Why don’t I pick a random construction project I don’t like and protest it? Boo, Waffle House being built in Charleston, South Carolina! There’s already a perfectly good Waffle House just up the road! I will probably never go to Charleston but this angers me deeply! My personal feelings trump your ability to decide what’s best for your own town!

And boo to Harry Reid, who’s apparently trying to win his election by kowtowing to these morons. If you’re trying to out-crazy Sharron Angle, don’t bother–it can’t be done.

Not to mention that the area immediately around Ground Zero is about as un-hallowed as New York gets. Fast food restaurants and OTBs and strip clubs, and all the other kind of garbage that litters the touristy areas of Giuliani’s Manhattan. The tourists who flock there are so humbled by the sacred ground that they buy cheap t-shirts and postcards and prints and coloring books about 9/11 sold within in its glowing aura.

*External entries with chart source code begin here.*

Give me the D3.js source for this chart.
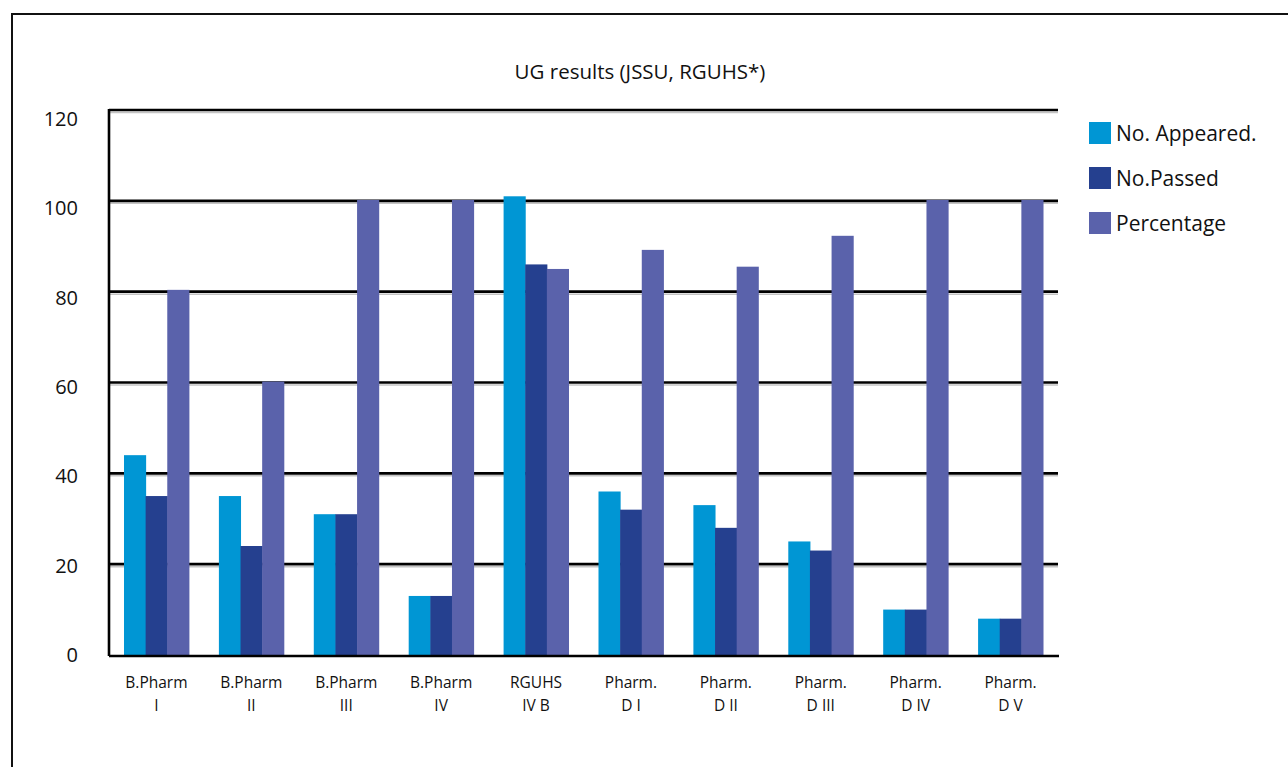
<!DOCTYPE html>
<html>
<head>
<meta charset="utf-8">
<script src="https://cdn.jsdelivr.net/npm/d3@7"></script>
<style>
  body { margin: 0; background: #fff; }
  text { font-family: "Open Sans", "Noto Sans", sans-serif; fill: #111; }
</style>
</head>
<body>
<div id="chart"></div>
<script>
// data
let categories = [["B.Pharm", "I"], ["B.Pharm", "II"], ["B.Pharm", "III"], ["B.Pharm", "IV"],
                  ["RGUHS", "IV B"], ["Pharm.", "D I"], ["Pharm.", "D II"], ["Pharm.", "D III"],
                  ["Pharm.", "D IV"], ["Pharm.", "D V"]];
let appeared   = [44, 35, 31, 13, 101, 36, 33, 25, 10, 8];
let passed     = [35, 24, 31, 13, 86, 32, 28, 23, 10, 8];
let percentage = [80.4, 60.2, 100.2, 100.2, 85, 89.2, 85.5, 92.3, 100.2, 100.2];
let seriesNames = ["No. Appeared.", "No.Passed", "Percentage"];
let seriesColors = ["#0096d4", "#25408f", "#5a62ab"];
let yTicks = [0, 20, 40, 60, 80, 100, 120];
let title = "UG results (JSSU, RGUHS*)";

let margin = {top: 110, right: 230, bottom: 112, left: 109},
    width = 1288 - margin.left - margin.right,
    height = 767 - margin.top - margin.bottom;

let svg = d3.select("#chart").append("svg")
    .attr("width", 1288)
    .attr("height", 767);

// outer frame
svg.append("rect")
    .attr("x", 12).attr("y", 14)
    .attr("width", 1300).attr("height", 800)
    .attr("fill", "none").attr("stroke", "#111").attr("stroke-width", 2);

svg.append("text")
    .attr("x", 640).attr("y", 79)
    .attr("text-anchor", "middle")
    .style("font-size", "20.5px")
    .text(title);

let g = svg.append("g")
    .attr("transform", "translate(" + margin.left + "," + margin.top + ")");

let keys = categories.map((c, i) => i);
let x = d3.scaleBand().domain(keys).range([0, width]).paddingInner(0.316).paddingOuter(0.158);
let xs = d3.scaleBand().domain([0, 1, 2]).range([0, x.bandwidth()]);
let y = d3.scaleLinear().domain([0, 120]).range([height, 0]);
// the tick labels sit a little off the gridlines in the original
let yLab = d3.scaleLinear().domain([0, 120]).range([height, 9]);

// gridlines with a light shadow
g.selectAll(".shadow").data(yTicks.filter(d => d > 0)).join("line")
    .attr("x1", 0).attr("x2", width)
    .attr("y1", d => y(d) + 2.5).attr("y2", d => y(d) + 2.5)
    .attr("stroke", "#c4c4c4").attr("stroke-width", 1.5);
g.selectAll(".grid").data(yTicks.filter(d => d > 0)).join("line")
    .attr("x1", 0).attr("x2", width)
    .attr("y1", d => y(d)).attr("y2", d => y(d))
    .attr("stroke", "#000").attr("stroke-width", 2.6);

// left axis line
g.append("line")
    .attr("x1", 0).attr("x2", 0)
    .attr("y1", y(120) - 1).attr("y2", height + 1)
    .attr("stroke", "#000").attr("stroke-width", 2.6);

let series = [appeared, passed, percentage];
series.forEach((vals, s) => {
    g.selectAll(".bar" + s).data(vals).join("rect")
        .attr("x", (d, i) => x(i) + xs(s))
        .attr("y", d => y(d))
        .attr("width", xs.bandwidth() + 0.5)
        .attr("height", d => height - y(d))
        .attr("fill", seriesColors[s]);
});

// baseline
g.append("line")
    .attr("x1", 0).attr("x2", width + 1)
    .attr("y1", height + 1).attr("y2", height + 1)
    .attr("stroke", "#000").attr("stroke-width", 2.4);

// y tick labels
g.selectAll(".ylab").data(yTicks).join("text")
    .attr("x", -31).attr("y", d => yLab(d) + 7)
    .attr("text-anchor", "end")
    .style("font-size", "20px")
    .text(d => d);

// category labels
let cat = g.selectAll(".cat").data(categories).join("text")
    .attr("text-anchor", "middle")
    .style("font-size", "15.5px");
cat.append("tspan")
    .attr("x", (d, i) => x(i) + x.bandwidth() / 2)
    .attr("y", height + 33)
    .text(d => d[0]);
cat.append("tspan")
    .attr("x", (d, i) => x(i) + x.bandwidth() / 2)
    .attr("y", height + 56)
    .text(d => d[1]);

// legend
let legend = svg.append("g").attr("transform", "translate(1089,122)");
seriesNames.forEach((name, i) => {
    legend.append("rect")
        .attr("x", 0).attr("y", i * 45)
        .attr("width", 22).attr("height", 22)
        .attr("fill", seriesColors[i]);
    legend.append("text")
        .attr("x", 27).attr("y", i * 45 + 19)
        .style("font-size", "21px")
        .text(name);
});
</script>
</body>
</html>
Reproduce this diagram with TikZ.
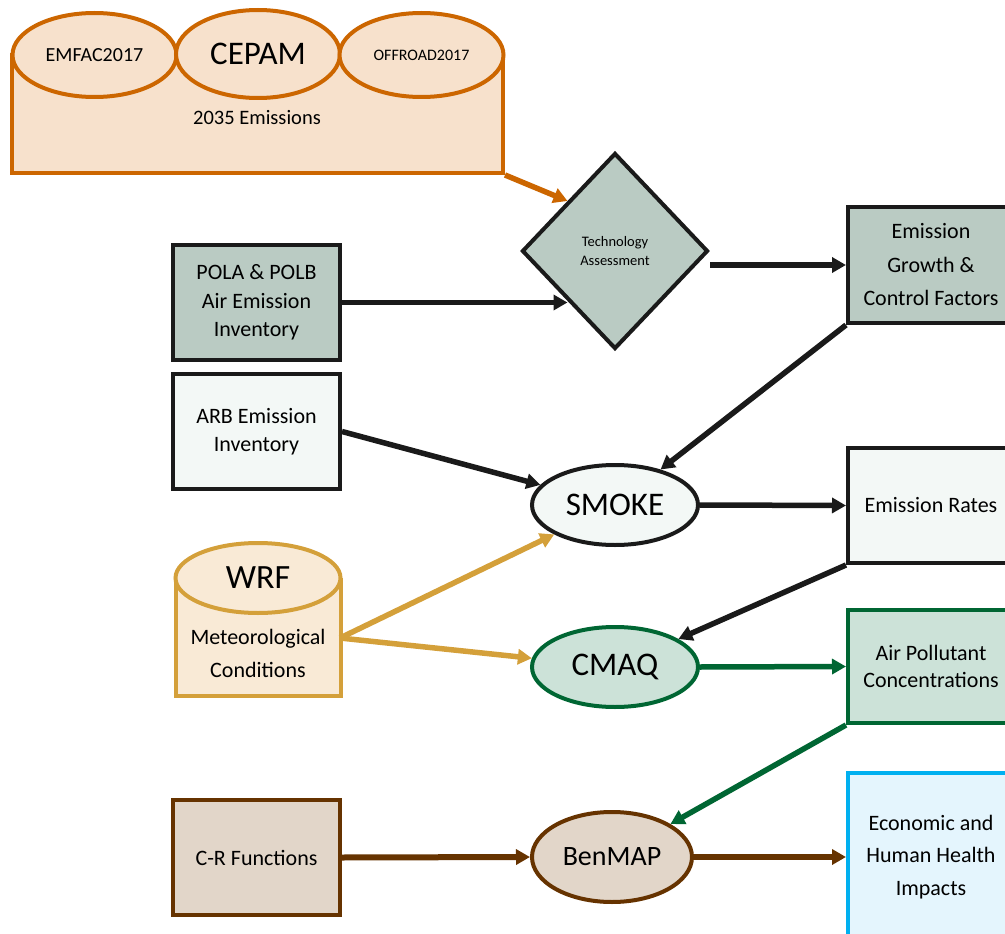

I remember going to a printer’s conference in the Midwest. This was at least two years after 9/11. When I told other people on the conference that I worked in New York, they got all quiet and whispery. What was it like? they asked, low and conspiratorial, as if curious about some strange sex act they’d never tried before. It, in this case, was That Day, which they couldn’t even bring themselves to say.

They wanted all the gory details I could provide, just so I could assure them that living in some place safer was the correct way to live. Like I had chosen to live on some terrorist fault line. Oh you know, I could never live in New York, what with the traffic and the noise and the Islamo-fascists flying planes into things…

That’s all this “debate” is. A way to dredge up the Terror Envy that every other city felt in the early 2000s. Scare ourselves with the reflective horror of 9/11 one more time. And then forget that New York still has a huge gaping hole in the ground and thousands of people who died and became ill when that hole was made.